I have Norwegian heritage and had been meaning to learn more on this subject, but Hitler’s Pre-Emptive War: The Battle For Norway, 1940 by Henrik O. Lunde jumped to the top of my To Read List after reading the interesting novel The Redbreast by Jo Nesbo, which is set in Norway and has many references to the German occupation and its affect on the Norwegian people.
There are many reasons to study the Battle of Norway, not the least of which is that it was the first time in the war that the Germans and Allies faced each other in battle. To say the Allies came off the worst in nearly every facet of warfare is an understatement, but the hard lessons learned about command and control, coalition-building, logistics, small unit tactics and airpower would be vital to successes farther down the road.
Unfortunately for the Allies, the German attack on France occurred at nearly the same time, which meant two straight stunning losses to start the war. The losses in France directly resulted in the eventual fall of Norway as the British and French decided to cut and run, ending a campaign they may have won had they exhibited better judgment and strategic acumen.
This is primarily a military history, so the political situation receives scant mention. The pre-battle role and later assumption of power by Quisling, the Norwegian fascist whose name became as synonymous with “traitor” as Benedict Arnold’s, is briefly discussed. There are many references to the post-war tribunals and soul-searching conducted by the Norwegian people, which is also touched on in Nesbo’s novel The Redbreast.
There are some real gems of information here, especially when it comes to the naval battles between the German and British fleets in the North Sea and off the Norwegian coast, and the brave performance of the Norwegian soldiers, who were generally poorly equipped and poorly led. How close this campaign came to being a reversal or at least a Pyrrhic victory for Hitler is something I had not realized before.
But be warned: the author often takes the action down to the company and platoon level, usually with confusing references to unit numerical designations that are very similar for both sides, which can make large sections a real slog to get through. There are maps included, but in the eBook version I read they were in a separate section which made it less easy to flip back-and-forth. Having them inserted in the text with the description of the battles would have been very, very helpful.

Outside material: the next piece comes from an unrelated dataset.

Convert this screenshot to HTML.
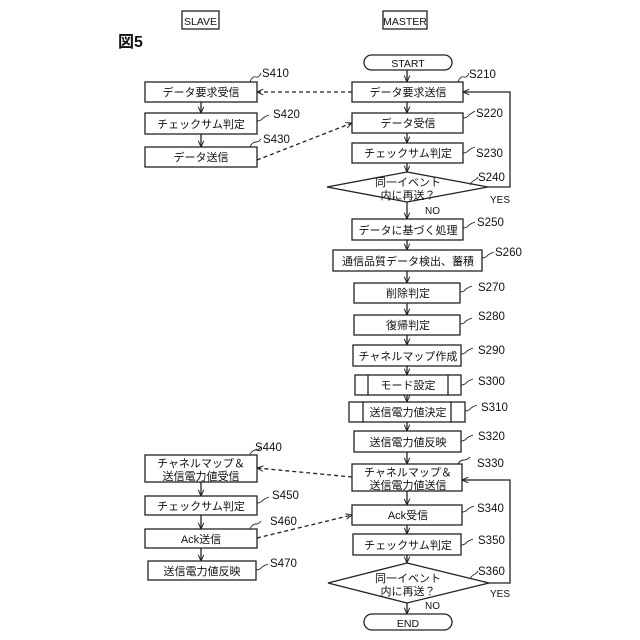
<!DOCTYPE html>
<html><head><meta charset="utf-8"><style>
html,body{margin:0;padding:0;background:#fff;}
svg{display:block}
text{font-family:"Liberation Sans","Noto Sans CJK JP",sans-serif;fill:#111;}
.b{font-size:11px;text-anchor:middle;}
.l{font-size:11.5px;font-family:"Liberation Sans Narrow","Liberation Sans",sans-serif;}
</style></head><body>
<svg width="640" height="640" viewBox="0 0 640 640" xmlns="http://www.w3.org/2000/svg">
<defs>
<marker id="a" viewBox="0 0 10 10" refX="9" refY="5" markerWidth="7" markerHeight="7" orient="auto-start-reverse" markerUnits="userSpaceOnUse"><path d="M0,1 L9,5 L0,9" fill="none" stroke="#222" stroke-width="1.4"/></marker>
</defs>
<g fill="none" stroke="#222" stroke-width="1.3">
<!-- headers -->
<rect x="182" y="11" width="37" height="18"/>
<rect x="383" y="11" width="44" height="18"/>
<!-- master -->
<rect x="364" y="55" width="88" height="15" rx="7.5"/>
<rect x="352" y="82" width="111" height="20"/>
<rect x="352" y="113" width="111" height="20"/>
<rect x="352" y="143" width="111" height="20"/>
<polygon points="407,172 488,187 407,202 327,187"/>
<rect x="352" y="219" width="111" height="21"/>
<rect x="333" y="250" width="149" height="21"/>
<rect x="354" y="283" width="106" height="20"/>
<rect x="354" y="315" width="106" height="20"/>
<rect x="353" y="345" width="108" height="21"/>
<rect x="355" y="375" width="106" height="20"/><line x1="368" y1="375" x2="368" y2="395"/><line x1="448" y1="375" x2="448" y2="395"/>
<rect x="349" y="402" width="116" height="20"/><line x1="363" y1="402" x2="363" y2="422"/><line x1="451" y1="402" x2="451" y2="422"/>
<rect x="354" y="431" width="107" height="21"/>
<rect x="352" y="464" width="110" height="27"/>
<rect x="352" y="505" width="110" height="20"/>
<rect x="353" y="534" width="108" height="21"/>
<polygon points="407,563 489,583 407,603 328,583"/>
<rect x="364" y="614" width="88" height="16" rx="8"/>
<!-- master arrows -->
<line x1="407" y1="70" x2="407" y2="82" marker-end="url(#a)"/>
<line x1="407" y1="102" x2="407" y2="113" marker-end="url(#a)"/>
<line x1="407" y1="133" x2="407" y2="143" marker-end="url(#a)"/>
<line x1="407" y1="163" x2="407" y2="172" marker-end="url(#a)"/>
<line x1="407" y1="202" x2="407" y2="219" marker-end="url(#a)"/>
<line x1="407" y1="240" x2="407" y2="250" marker-end="url(#a)"/>
<line x1="407" y1="271" x2="407" y2="283" marker-end="url(#a)"/>
<line x1="407" y1="303" x2="407" y2="315" marker-end="url(#a)"/>
<line x1="407" y1="335" x2="407" y2="345" marker-end="url(#a)"/>
<line x1="407" y1="366" x2="407" y2="375" marker-end="url(#a)"/>
<line x1="407" y1="395" x2="407" y2="402" marker-end="url(#a)"/>
<line x1="407" y1="422" x2="407" y2="431" marker-end="url(#a)"/>
<line x1="407" y1="452" x2="407" y2="464" marker-end="url(#a)"/>
<line x1="407" y1="491" x2="407" y2="505" marker-end="url(#a)"/>
<line x1="407" y1="525" x2="407" y2="534" marker-end="url(#a)"/>
<line x1="407" y1="555" x2="407" y2="563" marker-end="url(#a)"/>
<line x1="407" y1="603" x2="407" y2="614" marker-end="url(#a)"/>
<polyline points="488,187 510,187 510,92 463,92" marker-end="url(#a)"/>
<polyline points="489,583 510,583 510,480 462,480" marker-end="url(#a)"/>
<!-- slave -->
<rect x="145" y="82" width="112" height="20"/>
<rect x="145" y="113" width="112" height="21"/>
<rect x="145" y="147" width="112" height="20"/>
<rect x="145" y="455" width="112" height="27"/>
<rect x="145" y="496" width="112" height="19"/>
<rect x="145" y="529" width="112" height="19"/>
<rect x="148" y="561" width="108" height="19"/>
<line x1="201" y1="102" x2="201" y2="113" marker-end="url(#a)"/>
<line x1="201" y1="134" x2="201" y2="147" marker-end="url(#a)"/>
<line x1="201" y1="482" x2="201" y2="496" marker-end="url(#a)"/>
<line x1="201" y1="515" x2="201" y2="529" marker-end="url(#a)"/>
<line x1="201" y1="548" x2="201" y2="561" marker-end="url(#a)"/>
<!-- dashed -->
<g stroke-dasharray="4,3">
<line x1="352" y1="92" x2="257" y2="92" marker-end="url(#a)"/>
<line x1="257" y1="160" x2="352" y2="123" marker-end="url(#a)"/>
<line x1="352" y1="477" x2="257" y2="468" marker-end="url(#a)"/>
<line x1="257" y1="538" x2="352" y2="515" marker-end="url(#a)"/>
</g>
<!-- leaders -->
<g stroke-width="0.9">
<path d="M458,82 q2,-6 6,-5 q3,1 5,-4"/>
<path d="M463,118 q4,0 6,-3 q3,-2 6,-4"/>
<path d="M463,153 q4,0 6,-3 q3,-2 6,-3"/>
<path d="M470,185 q2,-4 5,-5 q2,-1 3,-3"/>
<path d="M463,228 q4,0 6,-3 q3,-2 6,-3"/>
<path d="M482,258 q4,0 6,-3 q3,-2 6,-3"/>
<path d="M460,292 q4,0 6,-3 q3,-2 6,-3"/>
<path d="M460,324 q4,0 6,-3 q3,-2 6,-3"/>
<path d="M461,354 q4,0 6,-3 q3,-2 6,-3"/>
<path d="M461,385 q4,0 6,-3 q3,-2 6,-3"/>
<path d="M465,411 q4,0 6,-3 q3,-2 6,-3"/>
<path d="M461,441 q4,0 6,-3 q3,-2 6,-3"/>
<path d="M458,464 q2,-4 6,-4 q3,0 6,-3"/>
<path d="M462,512 q4,0 6,-3 q3,-2 6,-3"/>
<path d="M461,545 q4,0 6,-3 q3,-2 6,-3"/>
<path d="M470,579 q2,-4 5,-5 q2,-1 3,-3"/>
<path d="M250,82 q2,-6 6,-5 q3,1 5,-4"/>
<path d="M257,121 q4,0 6,-3 q3,-2 6,-3"/>
<path d="M250,147 q2,-5 6,-5 q3,0 5,-3"/>
<path d="M250,455 q2,-5 6,-5 q3,0 5,-3"/>
<path d="M257,503 q4,0 6,-3 q3,-2 6,-3"/>
<path d="M250,529 q2,-5 6,-5 q3,0 5,-3"/>
<path d="M256,570 q4,0 6,-3 q3,-2 6,-3"/>
</g>
</g>
<!-- text -->
<text x="200.5" y="25" class="b" style="font-size:10.5px">SLAVE</text>
<text x="405" y="25" class="b" style="font-size:10.5px">MASTER</text>
<text x="118" y="47" style="font-size:16px;font-weight:bold;font-family:'Liberation Sans','Noto Sans CJK JP',sans-serif">図5</text>
<text x="408" y="67" class="b" style="font-size:10.5px">START</text>
<text x="408" y="96" class="b">データ要求送信</text>
<text x="408" y="127" class="b">データ受信</text>
<text x="408" y="157" class="b">チェックサム判定</text>
<text x="408" y="186" class="b">同一イベント</text>
<text x="408" y="199" class="b">内に再送？</text>
<text x="425" y="214" style="font-size:10px">NO</text>
<text x="490" y="203" style="font-size:10px">YES</text>
<text x="408" y="234" class="b">データに基づく処理</text>
<text x="408" y="265" class="b">通信品質データ検出、蓄積</text>
<text x="408" y="297" class="b">削除判定</text>
<text x="408" y="329" class="b">復帰判定</text>
<text x="408" y="360" class="b">チャネルマップ作成</text>
<text x="408" y="389" class="b">モード設定</text>
<text x="408" y="416" class="b">送信電力値決定</text>
<text x="408" y="446" class="b">送信電力値反映</text>
<text x="408" y="476" class="b">チャネルマップ＆</text>
<text x="408" y="489" class="b">送信電力値送信</text>
<text x="408" y="519" class="b">Ack受信</text>
<text x="408" y="549" class="b">チェックサム判定</text>
<text x="408" y="582" class="b">同一イベント</text>
<text x="408" y="595" class="b">内に再送？</text>
<text x="425" y="609" style="font-size:10px">NO</text>
<text x="490" y="597" style="font-size:10px">YES</text>
<text x="408" y="627" class="b" style="font-size:10.5px">END</text>
<text x="201" y="96" class="b">データ要求受信</text>
<text x="201" y="128" class="b">チェックサム判定</text>
<text x="201" y="161" class="b">データ送信</text>
<text x="201" y="467" class="b">チャネルマップ＆</text>
<text x="201" y="480" class="b">送信電力値受信</text>
<text x="201" y="510" class="b">チェックサム判定</text>
<text x="201" y="543" class="b">Ack送信</text>
<text x="202" y="575" class="b">送信電力値反映</text>
<g class="l">
<text x="469" y="78" class="l">S210</text>
<text x="476" y="117" class="l">S220</text>
<text x="476" y="157" class="l">S230</text>
<text x="478" y="181" class="l">S240</text>
<text x="477" y="226" class="l">S250</text>
<text x="495" y="256" class="l">S260</text>
<text x="478" y="291" class="l">S270</text>
<text x="478" y="320" class="l">S280</text>
<text x="478" y="354" class="l">S290</text>
<text x="478" y="385" class="l">S300</text>
<text x="481" y="411" class="l">S310</text>
<text x="478" y="440" class="l">S320</text>
<text x="477" y="467" class="l">S330</text>
<text x="477" y="512" class="l">S340</text>
<text x="478" y="544" class="l">S350</text>
<text x="478" y="575" class="l">S360</text>
<text x="262" y="77" class="l">S410</text>
<text x="273" y="118" class="l">S420</text>
<text x="263" y="143" class="l">S430</text>
<text x="255" y="451" class="l">S440</text>
<text x="272" y="499" class="l">S450</text>
<text x="270" y="525" class="l">S460</text>
<text x="270" y="567" class="l">S470</text>
</g>
</svg>
</body></html>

When Mr. Lunde deals with the strategic aspects of the campaign the pace moves along quite well. He takes care to identify what each side had to say about battles, casualties, etc., and debunks many myths and false statements made by the participants and previous chroniclers. The focus is almost entirely on the battles in the far north around Narvik, with little time spent on the relatively quick actions in the south and central part of the country.